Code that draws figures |
== == ==

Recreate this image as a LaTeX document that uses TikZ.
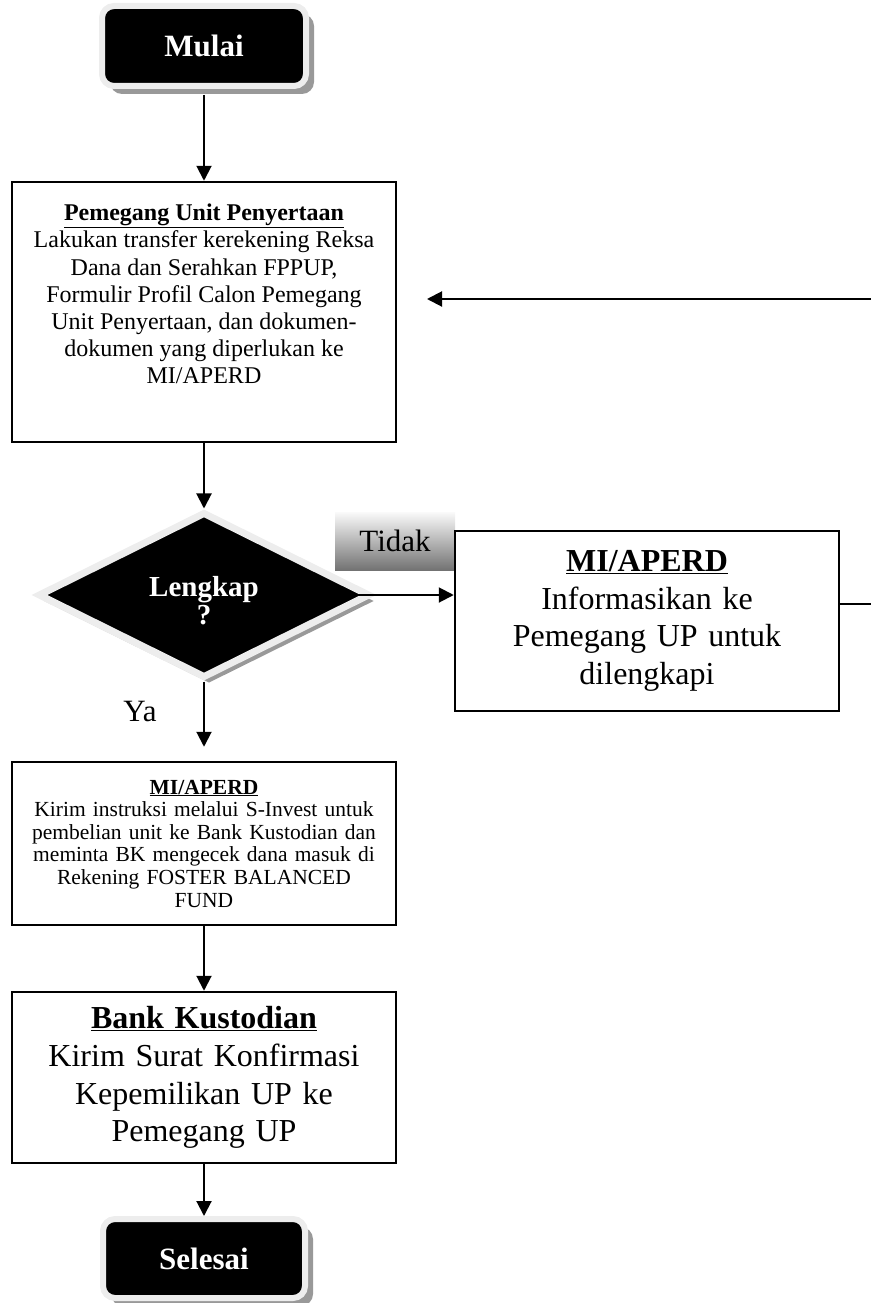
\documentclass[tikz,border=0pt]{standalone}
\usepackage{fontspec}
\setmainfont{Liberation Serif}
\usetikzlibrary{shapes.geometric,shadows,arrows.meta}
\begin{document}
\begin{tikzpicture}[x=1pt,y=-1pt,
    term/.style={rounded corners=12pt, fill=black, draw=black!7, line width=6pt,
      minimum width=204pt, minimum height=80pt, inner sep=0pt, text=white,
      font=\bfseries\fontsize{31}{36}\selectfont,
      drop shadow={shadow xshift=8pt, shadow yshift=-8pt, fill=black!40, opacity=1}},
    dec/.style={diamond, aspect=2, minimum width=332pt, minimum height=166pt,
      inner sep=0pt, fill=black, draw=black!7, line width=7pt, text=white, align=center,
      font=\bfseries\fontsize{29}{28}\selectfont, text height=58pt, text depth=0pt,
      drop shadow={shadow xshift=5pt, shadow yshift=-6pt, fill=black!40, opacity=1}},
    proc/.style={draw, line width=2.5pt, minimum width=384pt, inner sep=0pt},
    flow/.style={line width=2pt, -{Triangle[length=15pt,width=15pt]}}]
    \useasboundingbox (0,0) rectangle (870,1303);

    \node[term] (mulai) at (204,46) {Mulai};
    \node[proc, minimum height=260pt, font=\fontsize{24}{27.2}\selectfont] (pemegang) at (204,312)
      {\parbox[c][216pt][t]{384pt}{\centering\underline{\textbf{Pemegang Unit Penyertaan}}\\
      Lakukan transfer kerekening Reksa\\ Dana dan Serahkan FPPUP,\\
      Formulir Profil Calon Pemegang\\ Unit Penyertaan, dan dokumen-\\
      dokumen yang diperlukan ke\\ MI/APERD}};
    \node[dec] (lengkap) at (204,595) {Lengkap\\?};
    \node[top color=black!2, bottom color=black!55, minimum width=120pt, minimum height=58pt,
      inner sep=0pt, font=\fontsize{31}{36}\selectfont] (tidak) at (395,541) {Tidak};
    \node[font=\fontsize{31}{36}\selectfont] (ya) at (140,711) {Ya};
    \node[proc, minimum height=180pt, text width=380pt, align=center,
      font=\fontsize{32}{37.5}\selectfont] (info) at (647,621)
      {\underline{\textbf{MI/APERD}}\\ Informasikan ke\\ Pemegang UP untuk\\ dilengkapi};
    \node[proc, minimum height=163pt, text width=380pt, align=center,
      font=\fontsize{21.5}{22.6}\selectfont] (kirim) at (204,843.5)
      {\underline{\textbf{MI/APERD}}\\ Kirim instruksi melalui S-Invest untuk\\
      pembelian unit ke Bank Kustodian dan\\ meminta BK mengecek dana masuk di\\
      Rekening FOSTER BALANCED\\ FUND};
    \node[proc, minimum height=171pt, text width=380pt, align=center,
      font=\fontsize{32}{37.8}\selectfont] (kustodian) at (204,1077.5)
      {\underline{\textbf{Bank Kustodian}}\\ Kirim Surat Konfirmasi\\ Kepemilikan UP ke\\ Pemegang UP};
    \node[term, minimum width=202pt, minimum height=79pt] (selesai) at (204,1258.5) {Selesai};

    \coordinate (ret) at (876,299);
    \coordinate (retend) at (427,299);

    \draw[flow, shorten <=6pt] (mulai) -- (pemegang);
    \draw[flow] (pemegang) -- (lengkap);
    \draw[flow, shorten >=14pt] (lengkap) -- (kirim);
    \draw[flow, shorten <=-20pt] (lengkap.east) -- (lengkap.east -| info.west);
    \draw[flow] ([yshift=17pt]info.east) -| (ret) -- (retend);
    \draw[flow] (kirim) -- (kustodian);
    \draw[flow] (kustodian) -- (selesai);
\end{tikzpicture}
\end{document}
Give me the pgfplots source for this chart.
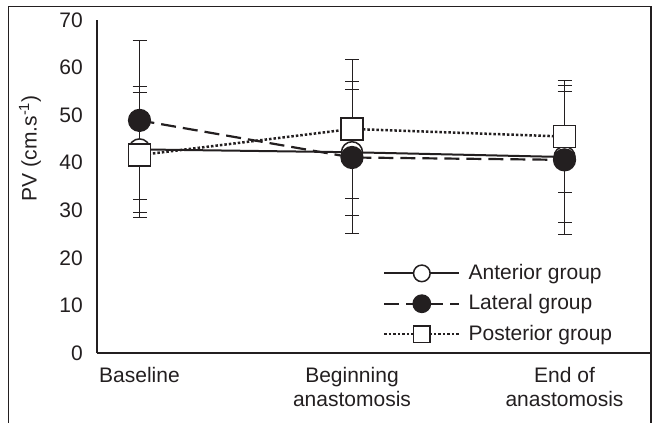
\documentclass[border=0pt]{standalone}
\usepackage{fontspec}
\setmainfont{Liberation Sans}
\usepackage{pgfplots}
\pgfplotsset{compat=1.18}
\definecolor{ink}{RGB}{35,31,32}

\begin{document}
\fontsize{21}{24.5}\selectfont
\begin{tikzpicture}[x=1pt,y=1pt]
\useasboundingbox (0,0) rectangle (664,-423);
\draw[ink, line width=1.2pt] (8.5,-423) -- (8.5,-6.5) -- (651,-6.5) -- (651,-423);
\begin{axis}[
  at={(97pt,-353pt)}, anchor=south west,
  scale only axis, width=554pt, height=333pt,
  xmin=-0.2, xmax=2.407, ymin=0, ymax=70,
  axis x line=bottom, axis y line=left,
  axis line style={-, ink, line width=1.2pt},
  major tick length=0pt,
  ytick={0,10,...,70},
  xtick={0,1,2},
  xticklabels={Baseline, Beginning\\anastomosis, End of\\anastomosis},
  xticklabel style={align=center, yshift=-7pt, font=\fontsize{21}{24.5}\selectfont, text=ink},
  yticklabel style={xshift=-7pt, text=ink},
  /pgf/number format/assume math mode=true,
  ylabel={PV (cm.s\textsuperscript{-1})},
  ylabel style={at={(axis description cs:-0.121,0.615)}, anchor=center, text=ink},
  clip=false,
  legend style={draw=none, fill=none, inner sep=0pt, row sep=8pt, column sep=6pt,
    at={(rel axis cs:0.516,0.148)}, anchor=west, text=ink},
  legend cell align=left,
  legend image code/.code={\draw[mark repeat=2,mark phase=2,#1,mark size=8.3pt] plot coordinates {(0pt,0pt) (37.5pt,0pt) (75pt,0pt)};},
  error bars/y dir=both, error bars/y explicit,
  error bars/error bar style={solid, ink, line width=1pt},
  error bars/error mark options={solid, ink, line width=1pt, mark size=7pt, rotate=90},
]
% anterior group
\addplot[ink, solid, line width=2pt, mark=*, mark size=10.5pt,
  mark options={solid, fill=white, draw=ink, line width=1.5pt}]
  coordinates {(0,42.8) +- (0,13.2) (1,42.2) +- (0,13.2) (2,41.2) +- (0,13.8)};
\addlegendentry{Anterior group}
% lateral group
\addplot[ink, dash pattern=on 15pt off 7pt, line width=2.2pt, mark=*, mark size=10.5pt,
  mark options={solid, fill=ink, draw=ink}]
  coordinates {(0,48.9) +- (0,16.7) (1,41.1) +- (0,15.9) (2,40.6) +- (0,15.6)};
\addlegendentry{Lateral group}
% posterior group
\addplot[ink, dash pattern=on 2.5pt off 2pt, line width=2.5pt, mark=square*, mark size=11pt,
  mark options={solid, fill=white, draw=ink, line width=1.5pt}]
  coordinates {(0,41.6) +- (0,13.2) (1,47.1) +- (0,14.7) (2,45.5) +- (0,11.8)};
\addlegendentry{Posterior group}
\end{axis}
\end{tikzpicture}
\end{document}
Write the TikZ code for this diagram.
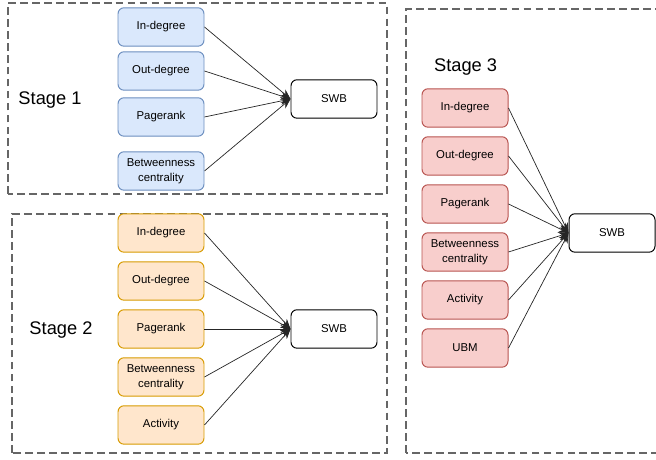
\documentclass[tikz,border=0pt]{standalone}
\usepackage{fontspec}
\setmainfont{Liberation Sans}
\usepackage{xcolor}
\usetikzlibrary{arrows.meta}

\definecolor{blueFill}{HTML}{DAE8FC}
\definecolor{blueLine}{HTML}{6C8EBF}
\definecolor{orangeFill}{HTML}{FFE6CC}
\definecolor{orangeLine}{HTML}{D79B00}
\definecolor{redFill}{HTML}{F8CECC}
\definecolor{redLine}{HTML}{B85450}
\definecolor{frameGray}{HTML}{666666}

\begin{document}
\begin{tikzpicture}[
	feature/.style={rectangle, rounded corners=0.15cm, draw, line width=0.7pt, minimum width=2.15cm, minimum height=0.96cm, inner sep=0pt, align=center, font=\fontsize{8.1}{10.7}\selectfont},
	outcome/.style={feature, draw=black, fill=white},
	stagebox/.style={draw=frameGray, line width=0.8pt, dash pattern=on 5.5pt off 3pt},
	stagelabel/.style={font=\fontsize{13}{15}\selectfont},
	link/.style={draw=black!85, line width=0.5pt, -{Stealth[length=2.5mm, width=2mm]}}
]
	\clip (0, 0) rectangle (16.4, 11.5);

	\begin{scope}[xshift=0cm, yshift=0cm]
		\draw[stagebox] (0.2, 6.65) rectangle (9.675, 11.425);
		\node[stagelabel] (L1) at (1.25, 9.0) {Stage 1};

		\node[feature, draw=blueLine, fill=blueFill] (b1) at (4.025, 10.825) {In-degree};
		\node[feature, draw=blueLine, fill=blueFill] (b2) at (4.025, 9.725) {Out-degree};
		\node[feature, draw=blueLine, fill=blueFill] (b3) at (4.025, 8.575) {Pagerank};
		\node[feature, draw=blueLine, fill=blueFill] (b4) at (4.025, 7.225) {Betweenness\\centrality};
		\node[outcome] (s1) at (8.35, 9.025) {SWB};

		% Draw the arrows into SWB
		\draw[link] (b1.east) -- (s1.west);
		\draw[link] (b2.east) -- (s1.west);
		\draw[link] (b3.east) -- (s1.west);
		\draw[link] (b4.east) -- (s1.west);
	\end{scope}

	\begin{scope}[xshift=0cm, yshift=0cm]
		\draw[stagebox] (0.3, 0.175) rectangle (9.675, 6.15);
		\node[stagelabel] (L2) at (1.525, 3.25) {Stage 2};

		\node[feature, draw=orangeLine, fill=orangeFill] (o1) at (4.025, 5.675) {In-degree};
		\node[feature, draw=orangeLine, fill=orangeFill] (o2) at (4.025, 4.475) {Out-degree};
		\node[feature, draw=orangeLine, fill=orangeFill] (o3) at (4.025, 3.275) {Pagerank};
		\node[feature, draw=orangeLine, fill=orangeFill] (o4) at (4.025, 2.075) {Betweenness\\centrality};
		\node[feature, draw=orangeLine, fill=orangeFill] (o5) at (4.025, 0.875) {Activity};
		\node[outcome] (s2) at (8.35, 3.275) {SWB};

		% Draw the arrows into SWB
		\draw[link] (o1.east) -- (s2.west);
		\draw[link] (o2.east) -- (s2.west);
		\draw[link] (o3.east) -- (s2.west);
		\draw[link] (o4.east) -- (s2.west);
		\draw[link] (o5.east) -- (s2.west);
	\end{scope}

	\begin{scope}[xshift=0cm, yshift=0cm]
		\draw[stagebox] (10.15, 0.175) rectangle (16.7, 11.275);
		\node[stagelabel] (L3) at (11.64, 9.825) {Stage 3};

		\node[feature, draw=redLine, fill=redFill] (r1) at (11.625, 8.8) {In-degree};
		\node[feature, draw=redLine, fill=redFill] (r2) at (11.625, 7.6) {Out-degree};
		\node[feature, draw=redLine, fill=redFill] (r3) at (11.625, 6.4) {Pagerank};
		\node[feature, draw=redLine, fill=redFill] (r4) at (11.625, 5.2) {Betweenness\\centrality};
		\node[feature, draw=redLine, fill=redFill] (r5) at (11.625, 4.0) {Activity};
		\node[feature, draw=redLine, fill=redFill] (r6) at (11.625, 2.8) {UBM};
		\node[outcome] (s3) at (15.3, 5.675) {SWB};

		% Draw the arrows into SWB
		\draw[link] (r1.east) -- (s3.west);
		\draw[link] (r2.east) -- (s3.west);
		\draw[link] (r3.east) -- (s3.west);
		\draw[link] (r4.east) -- (s3.west);
		\draw[link] (r5.east) -- (s3.west);
		\draw[link] (r6.east) -- (s3.west);
	\end{scope}
\end{tikzpicture}
\end{document}
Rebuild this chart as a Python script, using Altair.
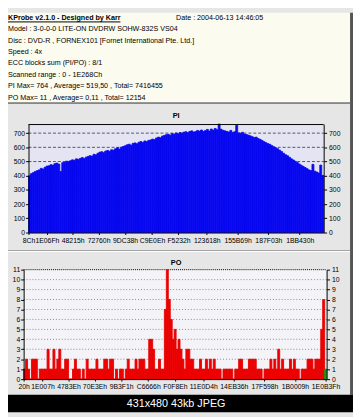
import altair as alt
import pandas as pd

FONT = "Liberation Sans"

# ---------------- text content ----------------
title_text = "KProbe v2.1.0 - Designed by Karr"
date_text = "Date : 2004-06-13 14:46:05"
info_lines = [
    "Model : 3-0-0-0 LITE-ON DVDRW SOHW-832S  VS04",
    "Disc : DVD-R , FORNEX101 [Fornet International Pte. Ltd.]",
    "Speed : 4x",
    "ECC blocks sum (PI/PO) : 8/1",
    "Scanned range : 0 - 1E268Ch",
    "PI Max= 764 , Average= 519,50 , Total= 7416455",
    "PO Max= 11 , Average= 0,11 , Total= 12154",
]
pi_title = "PI"
po_title = "PO"
caption = "431x480 43kb JPEG"

# ---------------- data ----------------
lba_end = 0x1E268C
pi_max = 764
po_max = 11

pi_x_ticks = [0x8C, 0x1E06F, 0x48215, 0x72760, 0x9DC38, 0xC9E0E, 0xF5232,
              0x123618, 0x155B69, 0x187F03, 0x1BB430]
po_x_ticks = [0x20, 0x1E007, 0x4783E, 0x70E3E, 0x9B3F1, 0xC6666, 0xF0F8E,
              0x11E0D4, 0x14EB36, 0x17F598, 0x1B0009, 0x1E0B3F]
pi_y_ticks = [0, 100, 200, 300, 400, 500, 600, 700]
po_y_ticks = [0, 1, 2, 3, 4, 5, 6, 7, 8, 9, 10, 11]

pi_values = [
    398, 415, 422, 430, 436, 441, 452, 447, 460, 468,
    470, 478, 474, 485, 489, 482, 430, 492, 495, 503,
    498, 506, 512, 509, 519, 515, 522, 528, 520, 531,
    536, 541, 538, 551, 547, 558, 566, 569, 562, 574,
    578, 572, 583, 580, 590, 597, 588, 601, 606, 611,
    618, 622, 615, 628, 631, 625, 636, 641, 634, 645,
    640, 649, 652, 658, 654, 666, 672, 668, 679, 684,
    689, 692, 686, 697, 693, 701, 695, 704, 699, 707,
    710, 703, 712, 716, 708, 711, 719, 714, 722, 712,
    718, 726, 715, 729, 721, 733, 724, 764, 728, 720,
    716, 712, 708, 719, 705, 710, 755, 702, 698, 706,
    694, 690, 686, 681, 675, 669, 672, 662, 656, 648,
    640, 633, 626, 621, 612, 604, 597, 590, 580, 570,
    558, 548, 541, 530, 519, 511, 502, 494, 483, 474,
    466, 458, 450, 441, 436, 480, 432, 426, 419, 475, 402,
]

po_values = [
    1, 2, 1, 0, 2, 2, 2, 0, 1, 1,
    1, 1, 3, 1, 1, 3, 1, 2, 3, 1,
    1, 2, 2, 0, 0, 1, 2, 1, 1, 0,
    1, 0, 2, 1, 1, 1, 1, 2, 1, 1,
    1, 2, 2, 1, 2, 2, 0, 1, 0, 1,
    1, 0, 1, 2, 1, 1, 1, 2, 1, 2,
    2, 2, 1, 1, 4, 4, 3, 1, 1, 2,
    1, 1, 7, 11, 8, 6, 4, 5, 3, 4,
    3, 2, 1, 3, 3, 2, 2, 1, 1, 1,
    2, 1, 1, 2, 1, 2, 1, 2, 1, 1,
    1, 0, 1, 1, 1, 1, 1, 0, 1, 1,
    2, 2, 1, 1, 1, 2, 2, 2, 2, 1,
    1, 1, 0, 1, 1, 1, 2, 1, 2, 1,
    3, 1, 2, 1, 1, 1, 2, 1, 2, 1,
    1, 0, 1, 1, 1, 2, 2, 2, 1, 2,
    2, 2, 5, 8, 1,
]

# ---------------- tables ----------------
def bar_table(vals):
    n = len(vals)
    return pd.DataFrame({
        "i": list(range(n)),
        "a": [k * lba_end / n for k in range(n)],
        "b": [(k + 1) * lba_end / n for k in range(n)],
        "v": vals,
    })

pi_df = bar_table(pi_values)
po_df = bar_table(po_values)
info_df = pd.DataFrame({"row": list(range(len(info_lines))), "txt": info_lines})
pi_grid_df = pd.DataFrame({"g": pi_y_ticks[1:]})
po_grid_df = pd.DataFrame({"g": po_y_ticks[1:-1]})
po_top_df = pd.DataFrame({"g": [po_max]})
one = pd.DataFrame({"k": [0]})

# ---------------- layout (chart pixel coords) ----------------
W, H = 353, 409
PI_L, PI_R, PI_T, PI_B = 21, 323, 114, 225
PO_L, PO_R, PO_T, PO_B = 16, 326, 263, 375

pi_xs = alt.Scale(domain=[0, lba_end], range=[PI_L, PI_R], nice=False, zero=False)
pi_ys = alt.Scale(domain=[0, pi_max], range=[PI_B, PI_T], nice=False, zero=False)
po_xs = alt.Scale(domain=[0, lba_end], range=[PO_L, PO_R], nice=False, zero=False)
po_ys = alt.Scale(domain=[0, po_max], range=[PO_B, PO_T], nice=False, zero=False)


def axis(orient, offset, values, hexfmt=False, tick=3, pad=1):
    kw = dict(orient=orient, offset=offset, values=values, title=None, grid=False,
              labelFont=FONT, labelFontSize=7, labelColor="#000000",
              tickColor="#000000", tickSize=tick, tickWidth=1,
              domainColor="#000000", domainWidth=1, labelPadding=pad,
              labelFlush=False, labelOverlap=False, labelBound=False, zindex=2)
    if hexfmt:
        kw["labelExpr"] = "format(datum.value, 'X') + 'h'"
    return alt.Axis(**kw)


def box(x1, y1, x2, y2, fill):
    return alt.Chart(one).mark_rect(fill=fill, strokeWidth=0).encode(
        x=alt.value(x1), x2=alt.value(x2), y=alt.value(y1), y2=alt.value(y2))


def hline(x1, x2, y, color, dash=None, sw=1):
    kw = dict(color=color, strokeWidth=sw)
    if dash:
        kw["strokeDash"] = dash
    return alt.Chart(one).mark_rule(**kw).encode(
        x=alt.value(x1), x2=alt.value(x2), y=alt.value(y))


def label(txt, x, y, size=7.3, bold=False, color="#000000", align="left", baseline="alphabetic"):
    return alt.Chart(one).mark_text(
        text=txt, font=FONT, fontSize=size, fontWeight="bold" if bold else "normal",
        color=color, align=align, baseline=baseline).encode(x=alt.value(x), y=alt.value(y))


layers = []
# panels
layers.append(box(0, 0, 350, 92, "#FBFBF0"))
layers.append(hline(0, 350, 92.5, "#303030"))
layers.append(box(350, 0, 353, 391, "#555555"))
layers.append(hline(0, 350, 243.5, "#9A9A9A"))
layers.append(hline(0, 350, 244.5, "#FFFFFF"))
layers.append(box(PI_L, PI_T, PI_R, PI_B, "#E4E4F3"))
layers.append(box(PO_L, PO_T, PO_R, PO_B, "#F4F4F8"))

# PI grid + right axis
layers.append(alt.Chart(pi_grid_df).mark_rule(color="#555555", strokeDash=[3, 2], strokeWidth=1).encode(
    y=alt.Y("g:Q", scale=pi_ys, axis=axis("right", PI_R - W, pi_y_ticks, pad=2)),
    x=alt.value(PI_L), x2=alt.value(PI_R)))
# PI bars + left/bottom axes
layers.append(alt.Chart(pi_df).mark_rect(color="#0808F0", stroke="#0808F0", strokeWidth=0.8).encode(
    x=alt.X("a:Q", scale=pi_xs, axis=axis("bottom", PI_B - H, pi_x_ticks, hexfmt=True, tick=2, pad=2)),
    x2="b:Q",
    y=alt.Y("v:Q", scale=pi_ys, axis=axis("left", -PI_L, pi_y_ticks)),
    y2=alt.datum(0)))
layers.append(hline(PI_L, PI_R, PI_T + 0.5, "#000000"))

# PO grid + right axis
layers.append(alt.Chart(po_grid_df).mark_rule(color="#8A8A8A", strokeDash=[1, 2], strokeWidth=1).encode(
    y=alt.Y("g:Q", scale=po_ys, axis=axis("right", PO_R - W, po_y_ticks, pad=2)),
    x=alt.value(PO_L), x2=alt.value(PO_R)))
layers.append(alt.Chart(po_top_df).mark_rule(color="#000000", strokeDash=[1, 1], strokeWidth=1).encode(
    y=alt.Y("g:Q", scale=po_ys, axis=None),
    x=alt.value(PO_L), x2=alt.value(PO_R)))
# PO bars + left/bottom axes
last = len(po_values) - 1
layers.append(alt.Chart(po_df).mark_rect(strokeWidth=0.9).encode(
    x=alt.X("a:Q", scale=po_xs, axis=axis("bottom", PO_B - H, po_x_ticks, hexfmt=True, tick=2, pad=2)),
    x2="b:Q",
    y=alt.Y("v:Q", scale=po_ys, axis=axis("left", -PO_L, po_y_ticks)),
    y2=alt.datum(0),
    color=alt.condition(alt.datum.i == last, alt.value("#129A12"), alt.value("#F20000")),
    stroke=alt.condition(alt.datum.i == last, alt.value("#129A12"), alt.value("#E60000"))))

# header texts
layers.append(label(title_text, 0, 8, bold=True))
layers.append(hline(0, 115, 9.5, "#000000"))
layers.append(label(date_text, 172, 8))
layers.append(alt.Chart(info_df).mark_text(
    font=FONT, fontSize=7.3, color="#000000", align="left", baseline="middle").encode(
    x=alt.value(0),
    y=alt.Y("row:Q", scale=alt.Scale(domain=[0, len(info_lines) - 1], range=[17, 87]), axis=None),
    text="txt:N"))
layers.append(label(pi_title, 172, 106, size=7.5, bold=True, align="center", baseline="middle"))
layers.append(label(po_title, 172, 256, size=7.5, bold=True, align="center", baseline="middle"))

# bottom caption strip
layers.append(box(0, 391, W, H, "#000000"))
layers.append(label(caption, 172, 400, size=11, color="#FFFFFF", align="center", baseline="middle"))

chart = alt.layer(*layers).resolve_scale(
    x="independent", y="independent", color="independent", stroke="independent"
).properties(
    width=W, height=H, autosize=alt.AutoSizeParams(type="none"), padding=0,
    background="#E6E6E6"
).configure_view(stroke=None)

chart.save("out.html", embed_options={"renderer": "svg", "actions": False})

== == ==

Instructions to follow | Leave the pictures out and copy exactly the lines from the one with "Rebuild this chart" to the one with "8, 9, 10, 11]", both included.

Output for this task |
Rebuild this chart as a Python script, using Altair.
import altair as alt
import pandas as pd

FONT = "Liberation Sans"

# ---------------- text content ----------------
title_text = "KProbe v2.1.0 - Designed by Karr"
date_text = "Date : 2004-06-13 14:46:05"
info_lines = [
    "Model : 3-0-0-0 LITE-ON DVDRW SOHW-832S  VS04",
    "Disc : DVD-R , FORNEX101 [Fornet International Pte. Ltd.]",
    "Speed : 4x",
    "ECC blocks sum (PI/PO) : 8/1",
    "Scanned range : 0 - 1E268Ch",
    "PI Max= 764 , Average= 519,50 , Total= 7416455",
    "PO Max= 11 , Average= 0,11 , Total= 12154",
]
pi_title = "PI"
po_title = "PO"
caption = "431x480 43kb JPEG"

# ---------------- data ----------------
lba_end = 0x1E268C
pi_max = 764
po_max = 11

pi_x_ticks = [0x8C, 0x1E06F, 0x48215, 0x72760, 0x9DC38, 0xC9E0E, 0xF5232,
              0x123618, 0x155B69, 0x187F03, 0x1BB430]
po_x_ticks = [0x20, 0x1E007, 0x4783E, 0x70E3E, 0x9B3F1, 0xC6666, 0xF0F8E,
              0x11E0D4, 0x14EB36, 0x17F598, 0x1B0009, 0x1E0B3F]
pi_y_ticks = [0, 100, 200, 300, 400, 500, 600, 700]
po_y_ticks = [0, 1, 2, 3, 4, 5, 6, 7, 8, 9, 10, 11]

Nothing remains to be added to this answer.